NFB should have stayed out of the situation with the blind couple in Missouri because the baby was doing fine with the foster family?
Many legal adoptions have a six month waiting period where the mother (and presumably the father) can say "We made a bad decision, we really do want our baby".
Sounds like you are opposed to that grace period?
You are entitled to your opinion. I disagree with you and I am entitled to do just that. We don't have to agree on this or any other topic. You don't get to tell me I should not express my opinion. After all, you wouldn't be telling me it wasn't my place to question if you agreed with me.

-----Original Message-----
From: blparent [mailto:blparent-bounces at nfbnet.org] On Behalf Of Bernadetta
Sent: Monday, January 28, 2013 3:56 PM
To: blparent at nfbnet.org
Subject: Re: [blparent] Update on my daughter Ashlee

Rebecca,
When someone is kidnapped, they are presumably in harm's way.
Kidnapping is never done with any good intentions--Not as far as I know
at least. So while you can argue that social services are  kidnapping a
child, in a sense, when they take him or her away from biological
parents, you can't say that the foster parents kidnapped the child. If
a child is well cared for at a foster home, has been there since the
earliest days, has had his or her needs met well by these foster
parents, how is it ok for someone to interfere with that beyond a
certain point just because they share the child's DNA. That biological
parent knows little to nothing about the child's likes, dislikes,
routines, upbringing until that point...Picture yourself as a little
one or two year old. Would you want to leave the only home you've ever
known and be told that the person you know as mommy is not your mommy
anymore and a stranger is now your mommy? Wrap your head around that as
an infant, if you will. Give it a shot--See how uncomfortable that must
feel, how lost you must be, how much you must miss your family. Maybe
you get over it, with time, but certainly repercussions are lifelong,
from a Freudian standpoint.
The sad truth is that neither set of parents means the kid any harm in
this type of situation. The foster parents take on the role of
caregivers, providers of love and security, assuming they are good
foster parents, never meaning to take anyone's child away from them.

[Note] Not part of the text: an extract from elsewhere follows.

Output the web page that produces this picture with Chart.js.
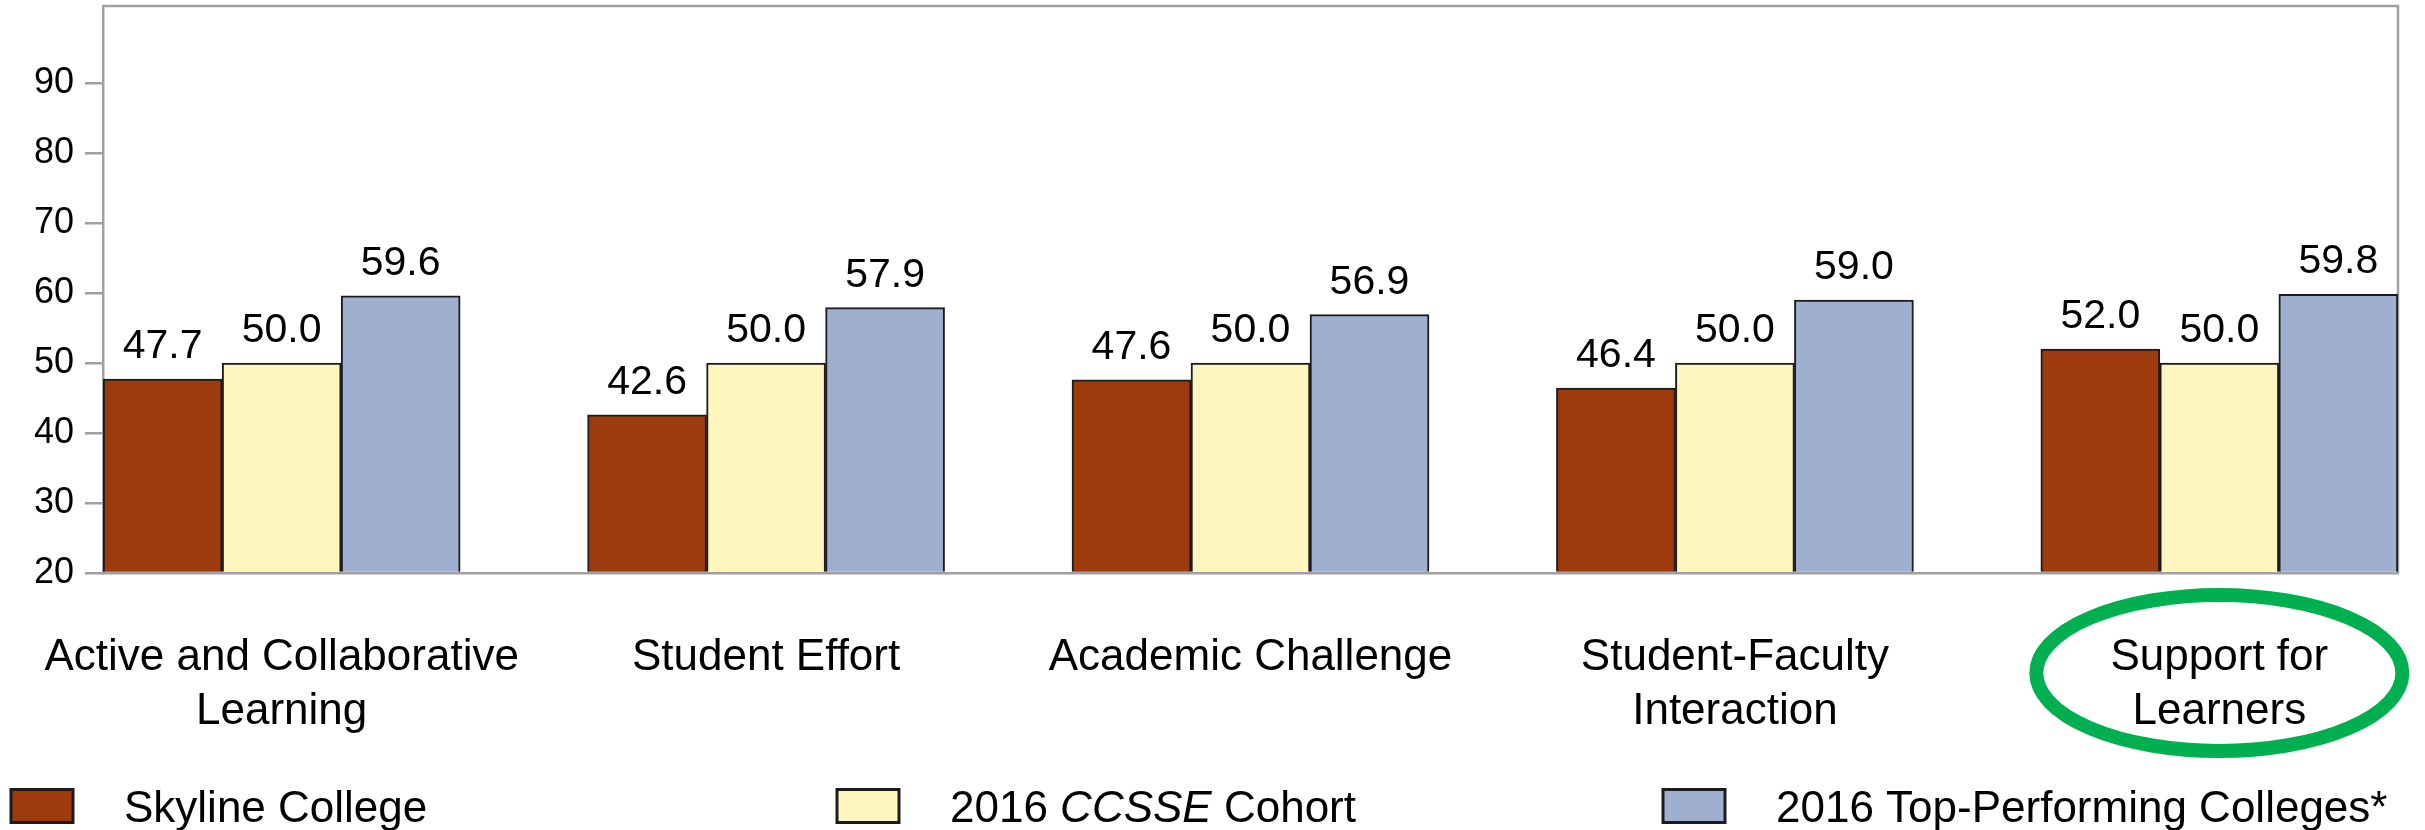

Not initially at least. The birth parents find themselves in a
precarious situation where their hands might be tied, yet they don't
intentionally give their child up. Still, bonds are formed, time
passes, and past a certain point when a child is able to comprehend, to
form a personality, to form strong attachments, it seems to me a cruel
fate to have to be shuffled off to the waiting arms of a biological stranger.
The only person who gets any true satisfaction out of the matter if
things conclude that way is the biological parent. On that note, I
think Jess is a most unselfish, gracious person to make the choice she
did. And furthermore, it's definitely not your place to question such a
personal decision as that. She sent the update seeking support, not for
someone to sway her from the choice that must have been so hard to
make. Jess undoubtedly recognized that the people who have been raising
her little girl have been doing right by her, and she has executed the
single most unselfish act of love. She gave her child the chance of
stability, of a family she has known her entire life. She gave her
child a chance at a life where she won't be uprooted, dragged to courts
and visitations, all that painful, confusing drama that comes with
custody cases.
So with that said, I propose that we leave jess to her choice. It's not
anyone's place to question it, not a major life choice such as this
one. We should give her the support she needs and leave it at that.
It's not our business how she came to make that choice or what
circumstances she is willing or not willing to share. We're not the
spanish inquisition, just a group of parents who are supposed to be
there for each other through tough and joyous times.